• **Task goal**
The lines from the top of the material through the line with "0.61, 0.62, 0.63, 0.64, 0.65];" are to be set down exactly. Leave the pictures out.

• **Information supplied**
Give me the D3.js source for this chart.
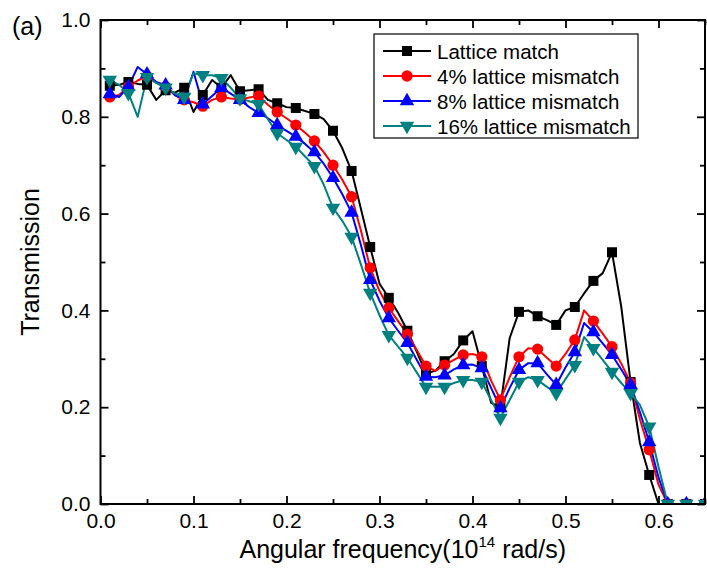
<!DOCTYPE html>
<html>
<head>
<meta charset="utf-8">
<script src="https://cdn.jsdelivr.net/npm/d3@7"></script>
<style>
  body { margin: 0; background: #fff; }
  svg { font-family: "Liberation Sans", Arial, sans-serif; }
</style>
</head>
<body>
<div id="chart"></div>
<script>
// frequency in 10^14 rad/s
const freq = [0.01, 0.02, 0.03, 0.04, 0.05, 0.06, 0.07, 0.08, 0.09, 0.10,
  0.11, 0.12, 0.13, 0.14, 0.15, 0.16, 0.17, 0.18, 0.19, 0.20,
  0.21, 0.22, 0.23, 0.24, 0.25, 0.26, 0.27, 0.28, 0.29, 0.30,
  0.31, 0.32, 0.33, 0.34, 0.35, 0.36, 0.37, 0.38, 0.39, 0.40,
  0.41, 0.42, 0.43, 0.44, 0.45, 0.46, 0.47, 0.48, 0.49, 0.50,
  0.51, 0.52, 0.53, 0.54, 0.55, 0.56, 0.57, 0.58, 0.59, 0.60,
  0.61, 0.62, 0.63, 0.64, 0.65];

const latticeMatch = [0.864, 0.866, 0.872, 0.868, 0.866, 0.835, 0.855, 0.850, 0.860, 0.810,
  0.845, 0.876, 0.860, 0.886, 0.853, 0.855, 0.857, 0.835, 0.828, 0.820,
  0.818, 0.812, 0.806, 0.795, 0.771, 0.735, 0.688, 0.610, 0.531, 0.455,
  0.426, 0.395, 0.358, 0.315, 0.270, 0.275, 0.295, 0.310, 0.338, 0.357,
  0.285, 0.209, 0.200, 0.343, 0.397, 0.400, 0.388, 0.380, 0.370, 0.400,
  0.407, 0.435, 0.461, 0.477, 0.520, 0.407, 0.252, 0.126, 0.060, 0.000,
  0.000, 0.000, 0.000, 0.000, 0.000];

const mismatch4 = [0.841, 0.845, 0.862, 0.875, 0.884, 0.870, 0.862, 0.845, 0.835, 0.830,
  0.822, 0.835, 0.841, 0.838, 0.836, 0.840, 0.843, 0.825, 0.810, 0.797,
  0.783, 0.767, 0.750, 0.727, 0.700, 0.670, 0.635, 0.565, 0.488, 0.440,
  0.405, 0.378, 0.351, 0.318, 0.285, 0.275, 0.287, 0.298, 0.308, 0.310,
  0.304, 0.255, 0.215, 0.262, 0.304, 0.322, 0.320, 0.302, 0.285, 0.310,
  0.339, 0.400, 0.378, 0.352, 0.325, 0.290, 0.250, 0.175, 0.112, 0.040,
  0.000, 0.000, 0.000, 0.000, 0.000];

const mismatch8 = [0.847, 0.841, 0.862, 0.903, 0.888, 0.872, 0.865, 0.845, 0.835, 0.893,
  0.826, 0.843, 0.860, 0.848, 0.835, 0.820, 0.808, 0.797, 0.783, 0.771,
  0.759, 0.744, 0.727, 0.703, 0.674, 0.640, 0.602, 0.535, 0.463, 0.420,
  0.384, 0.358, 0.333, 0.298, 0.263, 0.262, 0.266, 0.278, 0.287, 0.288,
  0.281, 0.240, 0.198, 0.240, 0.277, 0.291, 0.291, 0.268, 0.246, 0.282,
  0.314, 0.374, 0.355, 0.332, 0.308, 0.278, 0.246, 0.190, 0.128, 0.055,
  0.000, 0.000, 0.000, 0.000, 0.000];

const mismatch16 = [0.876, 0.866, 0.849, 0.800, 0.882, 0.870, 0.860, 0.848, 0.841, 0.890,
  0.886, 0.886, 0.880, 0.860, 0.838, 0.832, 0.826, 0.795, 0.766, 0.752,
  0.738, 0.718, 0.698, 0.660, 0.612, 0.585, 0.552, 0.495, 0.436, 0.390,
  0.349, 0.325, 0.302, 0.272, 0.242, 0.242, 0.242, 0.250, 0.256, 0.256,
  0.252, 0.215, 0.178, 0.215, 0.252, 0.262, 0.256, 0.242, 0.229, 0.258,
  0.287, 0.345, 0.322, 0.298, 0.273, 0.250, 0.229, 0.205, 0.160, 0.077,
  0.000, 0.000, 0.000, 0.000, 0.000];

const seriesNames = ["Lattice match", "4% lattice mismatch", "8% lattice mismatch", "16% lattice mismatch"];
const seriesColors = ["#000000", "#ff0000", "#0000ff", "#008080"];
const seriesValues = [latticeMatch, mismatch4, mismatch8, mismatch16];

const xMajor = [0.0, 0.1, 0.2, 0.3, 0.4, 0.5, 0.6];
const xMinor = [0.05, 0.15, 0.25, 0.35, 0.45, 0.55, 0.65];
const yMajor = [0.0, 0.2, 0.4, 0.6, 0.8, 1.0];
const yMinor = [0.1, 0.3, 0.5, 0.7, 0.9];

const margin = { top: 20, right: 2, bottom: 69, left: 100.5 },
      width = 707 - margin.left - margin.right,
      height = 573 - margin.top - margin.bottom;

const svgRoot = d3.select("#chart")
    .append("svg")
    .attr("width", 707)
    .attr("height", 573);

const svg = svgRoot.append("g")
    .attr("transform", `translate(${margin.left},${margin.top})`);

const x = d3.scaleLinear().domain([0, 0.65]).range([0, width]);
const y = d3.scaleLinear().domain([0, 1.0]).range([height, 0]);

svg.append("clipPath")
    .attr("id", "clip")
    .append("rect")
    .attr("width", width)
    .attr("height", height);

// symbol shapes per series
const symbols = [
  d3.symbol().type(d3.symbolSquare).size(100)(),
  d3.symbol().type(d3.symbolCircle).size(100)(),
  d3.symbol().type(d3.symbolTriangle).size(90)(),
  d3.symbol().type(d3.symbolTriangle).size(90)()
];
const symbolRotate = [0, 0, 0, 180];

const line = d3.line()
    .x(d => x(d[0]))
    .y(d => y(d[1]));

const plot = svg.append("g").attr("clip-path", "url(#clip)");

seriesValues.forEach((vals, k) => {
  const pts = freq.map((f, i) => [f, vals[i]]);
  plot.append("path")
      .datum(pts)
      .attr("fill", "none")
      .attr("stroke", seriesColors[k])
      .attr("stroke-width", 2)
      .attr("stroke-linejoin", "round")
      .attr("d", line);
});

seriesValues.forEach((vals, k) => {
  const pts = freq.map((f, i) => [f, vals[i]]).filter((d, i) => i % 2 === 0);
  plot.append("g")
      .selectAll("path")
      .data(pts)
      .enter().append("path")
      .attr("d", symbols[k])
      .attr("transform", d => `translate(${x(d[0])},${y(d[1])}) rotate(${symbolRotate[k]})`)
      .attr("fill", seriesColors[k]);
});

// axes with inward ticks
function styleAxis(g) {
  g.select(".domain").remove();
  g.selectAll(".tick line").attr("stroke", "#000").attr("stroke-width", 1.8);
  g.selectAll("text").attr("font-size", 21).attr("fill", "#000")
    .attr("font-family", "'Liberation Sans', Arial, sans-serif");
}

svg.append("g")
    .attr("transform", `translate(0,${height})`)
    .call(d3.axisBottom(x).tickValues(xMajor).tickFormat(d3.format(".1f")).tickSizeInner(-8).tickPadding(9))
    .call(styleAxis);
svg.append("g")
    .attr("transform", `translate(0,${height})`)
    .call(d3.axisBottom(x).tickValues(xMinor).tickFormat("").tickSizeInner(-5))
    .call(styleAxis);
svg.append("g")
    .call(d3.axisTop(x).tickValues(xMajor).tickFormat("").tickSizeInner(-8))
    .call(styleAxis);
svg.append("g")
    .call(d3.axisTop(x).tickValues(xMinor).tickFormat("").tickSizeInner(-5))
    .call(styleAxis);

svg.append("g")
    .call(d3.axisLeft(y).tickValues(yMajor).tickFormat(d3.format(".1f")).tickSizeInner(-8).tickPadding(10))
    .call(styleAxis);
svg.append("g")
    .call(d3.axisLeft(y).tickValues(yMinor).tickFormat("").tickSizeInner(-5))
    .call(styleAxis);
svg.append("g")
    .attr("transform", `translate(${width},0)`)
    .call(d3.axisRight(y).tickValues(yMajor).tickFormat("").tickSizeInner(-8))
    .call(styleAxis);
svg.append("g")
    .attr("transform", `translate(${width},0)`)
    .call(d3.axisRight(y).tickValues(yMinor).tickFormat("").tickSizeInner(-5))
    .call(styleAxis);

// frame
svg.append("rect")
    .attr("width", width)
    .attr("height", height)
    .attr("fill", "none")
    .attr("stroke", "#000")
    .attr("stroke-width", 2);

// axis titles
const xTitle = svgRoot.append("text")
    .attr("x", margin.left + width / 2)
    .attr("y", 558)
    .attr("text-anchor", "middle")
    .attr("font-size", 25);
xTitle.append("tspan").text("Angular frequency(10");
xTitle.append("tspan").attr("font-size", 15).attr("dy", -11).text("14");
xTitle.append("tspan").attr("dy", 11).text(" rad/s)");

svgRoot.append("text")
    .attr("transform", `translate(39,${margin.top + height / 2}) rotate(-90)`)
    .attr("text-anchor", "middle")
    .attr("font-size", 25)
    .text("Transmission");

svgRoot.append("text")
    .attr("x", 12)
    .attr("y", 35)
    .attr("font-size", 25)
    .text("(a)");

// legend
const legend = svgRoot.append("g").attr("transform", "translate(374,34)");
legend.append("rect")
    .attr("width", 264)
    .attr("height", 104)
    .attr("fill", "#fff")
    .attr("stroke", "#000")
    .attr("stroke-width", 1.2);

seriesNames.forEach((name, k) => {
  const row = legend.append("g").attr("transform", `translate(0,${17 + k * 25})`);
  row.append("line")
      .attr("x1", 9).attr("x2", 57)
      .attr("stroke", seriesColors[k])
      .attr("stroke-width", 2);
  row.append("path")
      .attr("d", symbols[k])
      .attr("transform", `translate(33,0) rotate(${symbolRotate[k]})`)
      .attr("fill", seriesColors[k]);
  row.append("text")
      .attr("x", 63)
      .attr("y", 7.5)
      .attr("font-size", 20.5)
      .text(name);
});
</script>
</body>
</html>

• **The response**
Give me the D3.js source for this chart.
<!DOCTYPE html>
<html>
<head>
<meta charset="utf-8">
<script src="https://cdn.jsdelivr.net/npm/d3@7"></script>
<style>
  body { margin: 0; background: #fff; }
  svg { font-family: "Liberation Sans", Arial, sans-serif; }
</style>
</head>
<body>
<div id="chart"></div>
<script>
// frequency in 10^14 rad/s
const freq = [0.01, 0.02, 0.03, 0.04, 0.05, 0.06, 0.07, 0.08, 0.09, 0.10,
  0.11, 0.12, 0.13, 0.14, 0.15, 0.16, 0.17, 0.18, 0.19, 0.20,
  0.21, 0.22, 0.23, 0.24, 0.25, 0.26, 0.27, 0.28, 0.29, 0.30,
  0.31, 0.32, 0.33, 0.34, 0.35, 0.36, 0.37, 0.38, 0.39, 0.40,
  0.41, 0.42, 0.43, 0.44, 0.45, 0.46, 0.47, 0.48, 0.49, 0.50,
  0.51, 0.52, 0.53, 0.54, 0.55, 0.56, 0.57, 0.58, 0.59, 0.60,
  0.61, 0.62, 0.63, 0.64, 0.65];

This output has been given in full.